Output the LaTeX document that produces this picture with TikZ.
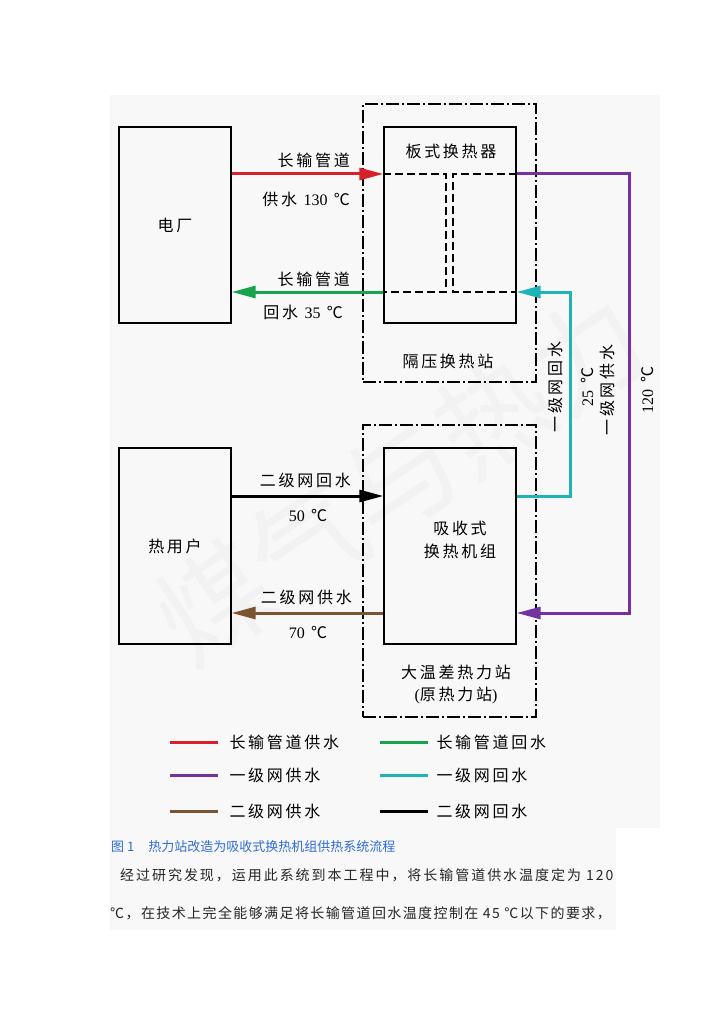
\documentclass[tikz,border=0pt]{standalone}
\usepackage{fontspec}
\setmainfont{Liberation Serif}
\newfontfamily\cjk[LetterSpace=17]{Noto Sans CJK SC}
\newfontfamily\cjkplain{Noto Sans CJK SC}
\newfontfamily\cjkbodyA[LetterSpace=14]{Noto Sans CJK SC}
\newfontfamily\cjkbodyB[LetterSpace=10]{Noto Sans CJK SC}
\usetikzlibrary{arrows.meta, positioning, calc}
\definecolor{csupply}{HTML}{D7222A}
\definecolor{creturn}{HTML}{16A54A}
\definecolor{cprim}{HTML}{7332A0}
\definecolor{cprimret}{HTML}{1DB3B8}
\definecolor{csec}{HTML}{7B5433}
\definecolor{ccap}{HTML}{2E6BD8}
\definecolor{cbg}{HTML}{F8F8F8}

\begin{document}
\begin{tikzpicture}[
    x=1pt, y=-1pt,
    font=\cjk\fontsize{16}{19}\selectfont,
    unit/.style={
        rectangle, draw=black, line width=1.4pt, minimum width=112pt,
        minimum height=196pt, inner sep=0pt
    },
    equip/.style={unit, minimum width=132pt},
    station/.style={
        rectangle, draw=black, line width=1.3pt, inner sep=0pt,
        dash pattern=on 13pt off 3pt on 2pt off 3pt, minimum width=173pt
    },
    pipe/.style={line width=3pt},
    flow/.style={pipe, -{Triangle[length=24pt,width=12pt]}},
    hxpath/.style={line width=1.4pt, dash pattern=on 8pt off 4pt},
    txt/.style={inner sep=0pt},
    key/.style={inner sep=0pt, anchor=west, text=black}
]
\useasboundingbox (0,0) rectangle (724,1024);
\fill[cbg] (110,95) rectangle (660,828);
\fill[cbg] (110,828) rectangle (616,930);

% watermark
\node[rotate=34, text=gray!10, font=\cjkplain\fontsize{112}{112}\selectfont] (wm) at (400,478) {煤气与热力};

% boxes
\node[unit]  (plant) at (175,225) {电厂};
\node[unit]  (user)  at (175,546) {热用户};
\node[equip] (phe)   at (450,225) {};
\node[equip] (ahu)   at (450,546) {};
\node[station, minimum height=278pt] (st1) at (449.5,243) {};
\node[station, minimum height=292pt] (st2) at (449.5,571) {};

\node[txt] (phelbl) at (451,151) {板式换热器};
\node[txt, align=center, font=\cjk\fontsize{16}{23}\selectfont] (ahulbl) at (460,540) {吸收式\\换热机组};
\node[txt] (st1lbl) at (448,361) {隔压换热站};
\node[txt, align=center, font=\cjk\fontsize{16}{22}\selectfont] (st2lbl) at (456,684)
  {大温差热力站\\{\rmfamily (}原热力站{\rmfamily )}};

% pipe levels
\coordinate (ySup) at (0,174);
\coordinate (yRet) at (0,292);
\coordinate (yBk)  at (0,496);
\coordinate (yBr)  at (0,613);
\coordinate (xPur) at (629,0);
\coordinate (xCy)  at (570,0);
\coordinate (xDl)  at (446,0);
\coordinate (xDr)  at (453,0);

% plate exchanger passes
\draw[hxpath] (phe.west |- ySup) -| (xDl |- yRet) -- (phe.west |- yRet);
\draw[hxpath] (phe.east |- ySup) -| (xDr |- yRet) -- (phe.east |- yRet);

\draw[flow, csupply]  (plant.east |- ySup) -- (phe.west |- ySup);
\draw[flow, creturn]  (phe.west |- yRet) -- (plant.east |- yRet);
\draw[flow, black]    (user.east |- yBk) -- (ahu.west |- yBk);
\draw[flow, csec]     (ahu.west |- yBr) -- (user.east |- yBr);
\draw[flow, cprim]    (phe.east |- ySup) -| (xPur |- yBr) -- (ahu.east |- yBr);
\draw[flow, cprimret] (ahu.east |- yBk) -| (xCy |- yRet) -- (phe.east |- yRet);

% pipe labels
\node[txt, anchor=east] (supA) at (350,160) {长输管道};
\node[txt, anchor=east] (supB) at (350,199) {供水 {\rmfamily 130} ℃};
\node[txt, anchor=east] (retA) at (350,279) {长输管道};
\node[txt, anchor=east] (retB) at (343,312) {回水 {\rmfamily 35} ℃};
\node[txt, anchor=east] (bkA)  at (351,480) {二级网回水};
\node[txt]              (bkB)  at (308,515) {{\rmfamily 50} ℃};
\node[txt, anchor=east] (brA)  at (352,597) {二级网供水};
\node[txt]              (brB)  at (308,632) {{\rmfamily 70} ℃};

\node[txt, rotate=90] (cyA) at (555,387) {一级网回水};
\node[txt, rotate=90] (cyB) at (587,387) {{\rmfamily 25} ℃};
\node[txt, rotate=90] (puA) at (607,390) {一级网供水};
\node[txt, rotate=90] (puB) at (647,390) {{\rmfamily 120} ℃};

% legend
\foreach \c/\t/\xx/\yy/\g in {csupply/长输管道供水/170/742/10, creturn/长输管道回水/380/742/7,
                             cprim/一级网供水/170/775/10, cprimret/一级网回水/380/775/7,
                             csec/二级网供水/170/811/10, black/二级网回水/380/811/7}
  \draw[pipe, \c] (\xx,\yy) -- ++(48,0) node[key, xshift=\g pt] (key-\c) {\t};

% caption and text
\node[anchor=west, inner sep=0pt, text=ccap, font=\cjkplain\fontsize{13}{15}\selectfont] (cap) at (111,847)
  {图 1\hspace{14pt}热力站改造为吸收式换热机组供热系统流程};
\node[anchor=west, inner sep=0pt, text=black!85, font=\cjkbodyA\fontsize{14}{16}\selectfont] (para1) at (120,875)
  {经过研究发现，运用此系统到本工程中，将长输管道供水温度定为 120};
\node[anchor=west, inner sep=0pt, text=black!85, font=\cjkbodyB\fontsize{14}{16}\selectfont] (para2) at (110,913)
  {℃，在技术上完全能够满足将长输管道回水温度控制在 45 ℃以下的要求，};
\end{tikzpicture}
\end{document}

• [What needs to be done]
Copy out all of the data word for word. Do not carry over any picture.

• [Solution to this exercise]
Output the LaTeX document that produces this picture with TikZ.
\documentclass[tikz,border=0pt]{standalone}
\usepackage{fontspec}
\setmainfont{Liberation Serif}
\newfontfamily\cjk[LetterSpace=17]{Noto Sans CJK SC}
\newfontfamily\cjkplain{Noto Sans CJK SC}
\newfontfamily\cjkbodyA[LetterSpace=14]{Noto Sans CJK SC}
\newfontfamily\cjkbodyB[LetterSpace=10]{Noto Sans CJK SC}
\usetikzlibrary{arrows.meta, positioning, calc}
\definecolor{csupply}{HTML}{D7222A}
\definecolor{creturn}{HTML}{16A54A}
\definecolor{cprim}{HTML}{7332A0}
\definecolor{cprimret}{HTML}{1DB3B8}
\definecolor{csec}{HTML}{7B5433}
\definecolor{ccap}{HTML}{2E6BD8}
\definecolor{cbg}{HTML}{F8F8F8}

\begin{document}
\begin{tikzpicture}[
    x=1pt, y=-1pt,
    font=\cjk\fontsize{16}{19}\selectfont,
    unit/.style={
        rectangle, draw=black, line width=1.4pt, minimum width=112pt,
        minimum height=196pt, inner sep=0pt
    },
    equip/.style={unit, minimum width=132pt},
    station/.style={
        rectangle, draw=black, line width=1.3pt, inner sep=0pt,
        dash pattern=on 13pt off 3pt on 2pt off 3pt, minimum width=173pt
    },
    pipe/.style={line width=3pt},
    flow/.style={pipe, -{Triangle[length=24pt,width=12pt]}},
    hxpath/.style={line width=1.4pt, dash pattern=on 8pt off 4pt},
    txt/.style={inner sep=0pt},
    key/.style={inner sep=0pt, anchor=west, text=black}
]
\useasboundingbox (0,0) rectangle (724,1024);
\fill[cbg] (110,95) rectangle (660,828);
\fill[cbg] (110,828) rectangle (616,930);

% watermark
\node[rotate=34, text=gray!10, font=\cjkplain\fontsize{112}{112}\selectfont] (wm) at (400,478) {煤气与热力};

% boxes
\node[unit]  (plant) at (175,225) {电厂};
\node[unit]  (user)  at (175,546) {热用户};
\node[equip] (phe)   at (450,225) {};
\node[equip] (ahu)   at (450,546) {};
\node[station, minimum height=278pt] (st1) at (449.5,243) {};
\node[station, minimum height=292pt] (st2) at (449.5,571) {};

\node[txt] (phelbl) at (451,151) {板式换热器};
\node[txt, align=center, font=\cjk\fontsize{16}{23}\selectfont] (ahulbl) at (460,540) {吸收式\\换热机组};
\node[txt] (st1lbl) at (448,361) {隔压换热站};
\node[txt, align=center, font=\cjk\fontsize{16}{22}\selectfont] (st2lbl) at (456,684)
  {大温差热力站\\{\rmfamily (}原热力站{\rmfamily )}};

% pipe levels
\coordinate (ySup) at (0,174);
\coordinate (yRet) at (0,292);
\coordinate (yBk)  at (0,496);
\coordinate (yBr)  at (0,613);
\coordinate (xPur) at (629,0);
\coordinate (xCy)  at (570,0);
\coordinate (xDl)  at (446,0);
\coordinate (xDr)  at (453,0);

% plate exchanger passes
\draw[hxpath] (phe.west |- ySup) -| (xDl |- yRet) -- (phe.west |- yRet);
\draw[hxpath] (phe.east |- ySup) -| (xDr |- yRet) -- (phe.east |- yRet);

\draw[flow, csupply]  (plant.east |- ySup) -- (phe.west |- ySup);
\draw[flow, creturn]  (phe.west |- yRet) -- (plant.east |- yRet);
\draw[flow, black]    (user.east |- yBk) -- (ahu.west |- yBk);
\draw[flow, csec]     (ahu.west |- yBr) -- (user.east |- yBr);
\draw[flow, cprim]    (phe.east |- ySup) -| (xPur |- yBr) -- (ahu.east |- yBr);
\draw[flow, cprimret] (ahu.east |- yBk) -| (xCy |- yRet) -- (phe.east |- yRet);

% pipe labels
\node[txt, anchor=east] (supA) at (350,160) {长输管道};
\node[txt, anchor=east] (supB) at (350,199) {供水 {\rmfamily 130} ℃};
\node[txt, anchor=east] (retA) at (350,279) {长输管道};
\node[txt, anchor=east] (retB) at (343,312) {回水 {\rmfamily 35} ℃};
\node[txt, anchor=east] (bkA)  at (351,480) {二级网回水};
\node[txt]              (bkB)  at (308,515) {{\rmfamily 50} ℃};
\node[txt, anchor=east] (brA)  at (352,597) {二级网供水};
\node[txt]              (brB)  at (308,632) {{\rmfamily 70} ℃};

\node[txt, rotate=90] (cyA) at (555,387) {一级网回水};
\node[txt, rotate=90] (cyB) at (587,387) {{\rmfamily 25} ℃};
\node[txt, rotate=90] (puA) at (607,390) {一级网供水};
\node[txt, rotate=90] (puB) at (647,390) {{\rmfamily 120} ℃};

% legend
\foreach \c/\t/\xx/\yy/\g in {csupply/长输管道供水/170/742/10, creturn/长输管道回水/380/742/7,
                             cprim/一级网供水/170/775/10, cprimret/一级网回水/380/775/7,
                             csec/二级网供水/170/811/10, black/二级网回水/380/811/7}
  \draw[pipe, \c] (\xx,\yy) -- ++(48,0) node[key, xshift=\g pt] (key-\c) {\t};

% caption and text
\node[anchor=west, inner sep=0pt, text=ccap, font=\cjkplain\fontsize{13}{15}\selectfont] (cap) at (111,847)
  {图 1\hspace{14pt}热力站改造为吸收式换热机组供热系统流程};
\node[anchor=west, inner sep=0pt, text=black!85, font=\cjkbodyA\fontsize{14}{16}\selectfont] (para1) at (120,875)
  {经过研究发现，运用此系统到本工程中，将长输管道供水温度定为 120};
\node[anchor=west, inner sep=0pt, text=black!85, font=\cjkbodyB\fontsize{14}{16}\selectfont] (para2) at (110,913)
  {℃，在技术上完全能够满足将长输管道回水温度控制在 45 ℃以下的要求，};
\end{tikzpicture}
\end{document}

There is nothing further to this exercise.